De niño, yo no tenía tanto miedo a las vacunas como a las vacunadoras. Daba terror verlas. Era común ver a esas chicas con cofia de enfermeras y una caja térmica donde llevaban las dolorosas inyecciones. Dichoso al que le tocaba la de gotitas.
Cuando veíamos a esa parvada de enfermeras vestidas en color pastel, mi hermana y yo escondíamos todas las cosas de niños que había a la vista en la casa, empezando con un juego de poltronas que teníamos para ver la televisión, para que no las vieran al pasar por enfrente.
Eran ecuménicas porque también iban a las primarias. Cuando yo estaba en quinto grado, hubo un brote de polio y fueron a mi grupo para checar y con sorpresa, al revisarle el brazo, vieron que un compañero no tenía aún esa vacuna. De inmediato lo arponearon y mandaron a su casa a bañarse. Y al parecer, tenía familiares ligados al IMSS.
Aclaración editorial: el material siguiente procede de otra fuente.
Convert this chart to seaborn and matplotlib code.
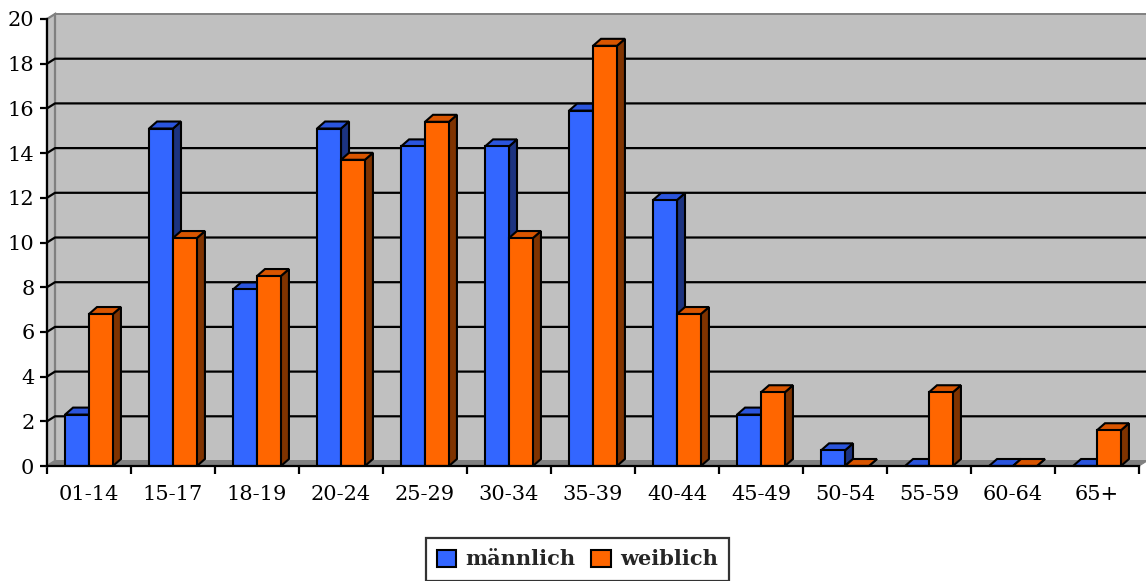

En todas las primarias que estuve, siempre había uno o dos niños que usaban una prótesis metálica para caminar y se nos decía que era porque sus padres habían olvidado ponerles la vacuna de la polio.
Uno se preguntaba a los 6 años, qué tipos de padres eran los que les habían tocado a sus compañeros. A uno de ellos le decían el hombre biónico en su cara y se sentía bien con el apodo, ya que estaba de moda ese programa de televisión.
Aquellos eran niños extremadamente fuertes, forjados de tanto andar arrastrando ese aparato de abrazaderas metálicas y correas. Se veían de mayor edad porque sus rostros, cuello y brazos se ponían correosos, sin ninguna partícula de grasa, así como la gente que toda la vida ha trabajado de sol a sol.
Recuerdo uno que era inclusive bastante agresivo y con mucha seguridad en sí mismo: jugaba futbol en la bola y de vez en cuando le llegaba un balón. También recuerdo a otro que estaba en un grupo adelante de nosotros y nos defendió de un abusón que nos estaba molestando y estuvieron apunto de llegar a las manos.
Ahora veo claro que el buleador, luego de unos silenciosos momentos con la guardia en alto, tuvo la suficiente entereza de no enfrentarse a golpes con aquel muchacho “que estaba malo de un pie” y cedió ante la firmeza verbal de nuestro defensor, aceptando con gallardía nuestras posteriores burlas.
Hoy ya no vemos a esos dolorosos recordatorios vivos y desde entonces se ha reforzado el movimiento antivacunas. Este País tiene menos enfermedades infecciosas que antes, pero ahora tenemos más enfermos, producto de las comodidades, alimentos y tensiones del primer mundo: diabetes e hipertensión, campo fértil para el Covid-19.
Un señor que aprecio mucho me contó que enfermó de polio un año antes del descubrimiento de la vacuna y desde niño subía al Cerro del Vigía con muletas, para aprender el oficio de telegrafista, un oficio ideal para personas que no podían caminar mucho.
A invitación de uno de los operadores del Observatorio que había conocido a su padre ya fallecido, iba a aprender nociones de la clave Morse y el uso de aparatos electrónicos.
Me decía sentir que gracias a la polio pudo tener un buen trabajo en un época difícil y ser sostén de su familia y a su momento, formar la suya propia, con un buen nivel de vida, además de aprender a gozar de la lectura, al no poder correr con otros niños. Se había acostumbrado a verla como un percance de infancia.
El año próximo será el reto de este proceso de vacunación. Los prejuicios siguen visibles.
Cuando fue la epidemia de fiebre amarilla, en 1904, todos los médicos de Mazatlán se tomaron una foto afuera de la droguería Canobbio con el brazo levantado, después de aplicarse el “suero linfático”. Sí, así decían antes, porque la palabra “vacuna” sonaba demasiado a vaca, boñiga y establo y la gente podría argumentar eso para negarse a usarla.
También decían que era veneno para acabar rápido con los enfermos, porque se les hacía sospechoso que el gobierno y los ricos locales la regalasen.
No hemos cambiado mucho. Mazatlán y el Planeta entero siguen siendo un rancho. No sea usted de los fundamentalistas cuyas vidas obedecen al algoritmo de las redes sociales.